▶ Listed records
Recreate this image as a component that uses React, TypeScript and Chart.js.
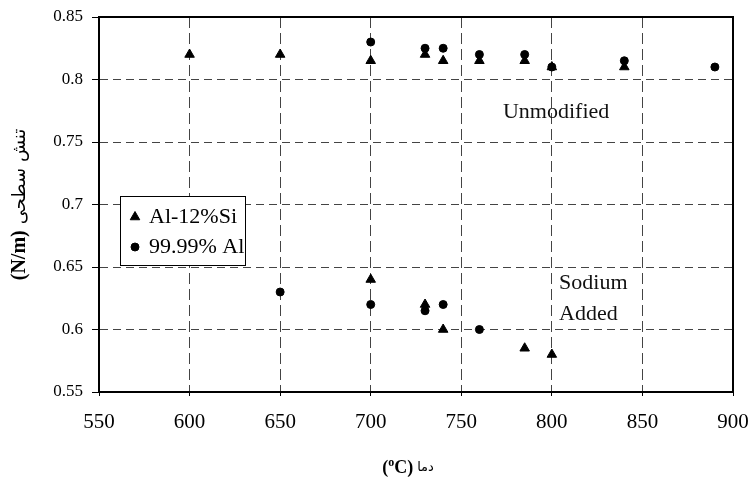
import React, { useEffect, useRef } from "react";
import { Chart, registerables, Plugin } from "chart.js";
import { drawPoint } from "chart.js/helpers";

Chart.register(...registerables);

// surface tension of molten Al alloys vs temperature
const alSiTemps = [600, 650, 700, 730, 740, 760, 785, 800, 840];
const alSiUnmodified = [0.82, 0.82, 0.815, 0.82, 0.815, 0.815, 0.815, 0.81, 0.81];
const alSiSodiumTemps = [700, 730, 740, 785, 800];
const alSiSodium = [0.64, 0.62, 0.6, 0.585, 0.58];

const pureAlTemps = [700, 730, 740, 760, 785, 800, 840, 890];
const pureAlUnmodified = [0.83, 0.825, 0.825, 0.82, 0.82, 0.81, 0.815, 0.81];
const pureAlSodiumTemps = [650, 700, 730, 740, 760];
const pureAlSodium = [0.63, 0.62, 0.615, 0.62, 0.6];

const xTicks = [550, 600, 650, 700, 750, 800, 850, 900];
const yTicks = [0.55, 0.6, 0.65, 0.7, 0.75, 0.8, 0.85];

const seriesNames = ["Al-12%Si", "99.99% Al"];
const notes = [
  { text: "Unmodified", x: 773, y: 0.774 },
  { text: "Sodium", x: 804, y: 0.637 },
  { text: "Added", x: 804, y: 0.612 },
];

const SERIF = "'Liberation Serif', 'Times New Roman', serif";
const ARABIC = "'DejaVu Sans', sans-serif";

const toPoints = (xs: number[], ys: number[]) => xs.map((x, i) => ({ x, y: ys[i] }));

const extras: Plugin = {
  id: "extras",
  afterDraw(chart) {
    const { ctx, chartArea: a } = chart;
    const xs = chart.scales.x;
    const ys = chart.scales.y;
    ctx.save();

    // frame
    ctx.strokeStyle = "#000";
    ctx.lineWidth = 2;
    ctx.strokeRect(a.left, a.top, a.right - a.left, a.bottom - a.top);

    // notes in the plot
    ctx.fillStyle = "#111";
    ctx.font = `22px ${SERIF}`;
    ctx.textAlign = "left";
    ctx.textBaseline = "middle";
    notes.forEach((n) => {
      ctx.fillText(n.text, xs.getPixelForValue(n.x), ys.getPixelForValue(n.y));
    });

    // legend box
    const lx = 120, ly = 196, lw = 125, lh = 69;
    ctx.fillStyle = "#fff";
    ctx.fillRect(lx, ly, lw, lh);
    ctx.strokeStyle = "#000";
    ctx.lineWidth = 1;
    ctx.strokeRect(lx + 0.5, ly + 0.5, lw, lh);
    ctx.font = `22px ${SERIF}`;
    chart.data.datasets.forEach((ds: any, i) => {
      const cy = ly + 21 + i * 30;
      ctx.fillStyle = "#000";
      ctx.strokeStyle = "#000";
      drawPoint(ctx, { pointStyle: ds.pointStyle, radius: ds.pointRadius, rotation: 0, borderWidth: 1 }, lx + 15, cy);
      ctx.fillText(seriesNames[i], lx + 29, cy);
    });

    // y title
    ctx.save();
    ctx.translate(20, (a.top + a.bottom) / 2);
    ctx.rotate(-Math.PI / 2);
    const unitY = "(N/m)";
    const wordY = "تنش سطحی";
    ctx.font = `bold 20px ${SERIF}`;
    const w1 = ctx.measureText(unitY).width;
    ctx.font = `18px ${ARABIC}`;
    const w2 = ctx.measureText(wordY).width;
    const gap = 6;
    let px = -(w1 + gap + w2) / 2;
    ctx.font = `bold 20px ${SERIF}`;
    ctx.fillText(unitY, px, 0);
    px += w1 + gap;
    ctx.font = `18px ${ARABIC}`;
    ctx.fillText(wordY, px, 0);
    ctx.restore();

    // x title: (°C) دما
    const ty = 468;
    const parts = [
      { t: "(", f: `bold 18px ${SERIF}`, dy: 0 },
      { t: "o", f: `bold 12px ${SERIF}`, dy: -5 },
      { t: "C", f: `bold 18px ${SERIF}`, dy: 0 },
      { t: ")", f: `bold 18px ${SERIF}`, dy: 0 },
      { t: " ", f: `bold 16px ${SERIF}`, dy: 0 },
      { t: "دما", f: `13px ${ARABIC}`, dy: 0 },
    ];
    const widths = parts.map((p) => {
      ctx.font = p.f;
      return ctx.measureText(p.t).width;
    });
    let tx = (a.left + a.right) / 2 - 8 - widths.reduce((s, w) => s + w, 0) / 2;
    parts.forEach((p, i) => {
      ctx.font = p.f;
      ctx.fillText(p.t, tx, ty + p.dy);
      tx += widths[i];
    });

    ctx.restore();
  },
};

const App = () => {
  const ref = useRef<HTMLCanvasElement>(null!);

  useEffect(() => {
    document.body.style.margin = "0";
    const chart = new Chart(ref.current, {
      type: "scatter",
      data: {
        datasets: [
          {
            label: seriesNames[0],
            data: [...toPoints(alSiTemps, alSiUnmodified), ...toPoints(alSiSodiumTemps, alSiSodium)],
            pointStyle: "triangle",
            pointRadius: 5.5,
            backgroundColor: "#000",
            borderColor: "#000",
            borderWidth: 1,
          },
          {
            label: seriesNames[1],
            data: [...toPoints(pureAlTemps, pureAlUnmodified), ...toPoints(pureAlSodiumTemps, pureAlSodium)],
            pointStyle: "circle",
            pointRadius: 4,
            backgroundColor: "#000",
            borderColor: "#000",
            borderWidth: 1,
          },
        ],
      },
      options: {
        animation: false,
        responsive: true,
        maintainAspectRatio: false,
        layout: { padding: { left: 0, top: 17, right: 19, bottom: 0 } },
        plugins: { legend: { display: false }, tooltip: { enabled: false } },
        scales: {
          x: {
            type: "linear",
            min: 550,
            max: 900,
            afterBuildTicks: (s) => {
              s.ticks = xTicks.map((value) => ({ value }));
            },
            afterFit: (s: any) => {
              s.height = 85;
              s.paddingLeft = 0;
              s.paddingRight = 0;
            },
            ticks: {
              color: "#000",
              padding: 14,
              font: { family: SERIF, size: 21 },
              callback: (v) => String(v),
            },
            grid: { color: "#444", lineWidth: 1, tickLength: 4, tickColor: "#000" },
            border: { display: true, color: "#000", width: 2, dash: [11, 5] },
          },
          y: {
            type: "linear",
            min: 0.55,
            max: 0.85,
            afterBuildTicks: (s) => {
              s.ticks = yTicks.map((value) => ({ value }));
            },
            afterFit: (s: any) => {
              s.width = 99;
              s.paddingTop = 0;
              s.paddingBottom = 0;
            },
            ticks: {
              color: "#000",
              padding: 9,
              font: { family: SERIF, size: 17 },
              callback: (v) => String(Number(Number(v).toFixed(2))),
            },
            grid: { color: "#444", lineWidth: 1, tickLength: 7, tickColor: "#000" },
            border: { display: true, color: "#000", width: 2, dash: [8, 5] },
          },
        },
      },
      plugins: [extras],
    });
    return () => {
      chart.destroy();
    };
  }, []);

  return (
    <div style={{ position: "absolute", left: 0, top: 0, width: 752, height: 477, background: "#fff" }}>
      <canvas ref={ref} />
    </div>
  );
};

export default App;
---
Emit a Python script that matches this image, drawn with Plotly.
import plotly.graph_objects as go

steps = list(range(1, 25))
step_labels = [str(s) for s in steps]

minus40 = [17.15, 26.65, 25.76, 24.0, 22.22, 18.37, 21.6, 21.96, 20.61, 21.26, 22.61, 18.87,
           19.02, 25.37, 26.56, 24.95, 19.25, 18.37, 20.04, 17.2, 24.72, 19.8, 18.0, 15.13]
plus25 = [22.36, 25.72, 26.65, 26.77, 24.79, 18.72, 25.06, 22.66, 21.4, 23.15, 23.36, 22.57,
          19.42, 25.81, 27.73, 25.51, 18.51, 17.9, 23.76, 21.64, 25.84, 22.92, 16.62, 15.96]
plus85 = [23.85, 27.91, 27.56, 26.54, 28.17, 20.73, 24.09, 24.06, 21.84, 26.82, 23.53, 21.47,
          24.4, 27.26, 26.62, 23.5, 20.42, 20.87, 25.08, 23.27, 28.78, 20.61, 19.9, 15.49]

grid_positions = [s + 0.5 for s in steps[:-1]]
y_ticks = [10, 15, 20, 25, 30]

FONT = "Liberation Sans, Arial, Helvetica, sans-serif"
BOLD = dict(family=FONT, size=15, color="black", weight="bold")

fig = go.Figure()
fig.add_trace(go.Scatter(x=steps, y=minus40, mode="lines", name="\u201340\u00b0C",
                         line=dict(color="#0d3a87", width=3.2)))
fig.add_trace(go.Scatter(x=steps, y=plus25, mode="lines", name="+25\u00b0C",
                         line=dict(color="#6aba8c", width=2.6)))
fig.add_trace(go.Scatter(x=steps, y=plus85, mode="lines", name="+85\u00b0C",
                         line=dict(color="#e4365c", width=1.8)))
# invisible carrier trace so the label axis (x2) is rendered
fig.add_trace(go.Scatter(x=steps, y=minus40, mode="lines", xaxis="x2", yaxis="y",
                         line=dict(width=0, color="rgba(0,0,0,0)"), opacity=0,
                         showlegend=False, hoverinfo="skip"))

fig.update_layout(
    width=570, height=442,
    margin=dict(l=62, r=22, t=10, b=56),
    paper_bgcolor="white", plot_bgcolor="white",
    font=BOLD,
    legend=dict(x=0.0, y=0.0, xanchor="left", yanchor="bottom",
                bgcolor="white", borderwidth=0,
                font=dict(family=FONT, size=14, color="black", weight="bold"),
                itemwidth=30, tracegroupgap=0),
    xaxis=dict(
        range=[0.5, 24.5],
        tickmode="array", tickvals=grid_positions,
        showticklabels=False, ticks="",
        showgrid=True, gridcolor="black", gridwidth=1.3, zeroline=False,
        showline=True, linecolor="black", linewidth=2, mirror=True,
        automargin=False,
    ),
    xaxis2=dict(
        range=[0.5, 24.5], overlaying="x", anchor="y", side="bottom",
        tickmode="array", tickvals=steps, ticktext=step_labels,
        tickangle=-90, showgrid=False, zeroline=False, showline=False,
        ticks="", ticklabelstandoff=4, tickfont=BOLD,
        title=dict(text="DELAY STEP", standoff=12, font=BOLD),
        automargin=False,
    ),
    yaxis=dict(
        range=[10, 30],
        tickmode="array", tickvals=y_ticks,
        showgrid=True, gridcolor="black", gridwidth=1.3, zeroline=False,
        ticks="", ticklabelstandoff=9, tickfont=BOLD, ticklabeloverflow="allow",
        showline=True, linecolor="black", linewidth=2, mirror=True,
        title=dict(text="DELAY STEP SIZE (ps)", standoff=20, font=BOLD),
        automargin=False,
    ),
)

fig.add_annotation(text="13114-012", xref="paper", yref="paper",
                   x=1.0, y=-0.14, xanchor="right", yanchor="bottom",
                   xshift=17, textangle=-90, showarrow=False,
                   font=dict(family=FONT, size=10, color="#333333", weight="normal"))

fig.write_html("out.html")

▶ Task details
Give back exactly the lines from the one that holds "Recreate this image" to the one that holds "Chart.register(...registerables);", with both ends and without the images.

▶ Output for this exercise
Recreate this image as a component that uses React, TypeScript and Chart.js.
import React, { useEffect, useRef } from "react";
import { Chart, registerables, Plugin } from "chart.js";
import { drawPoint } from "chart.js/helpers";

Chart.register(...registerables);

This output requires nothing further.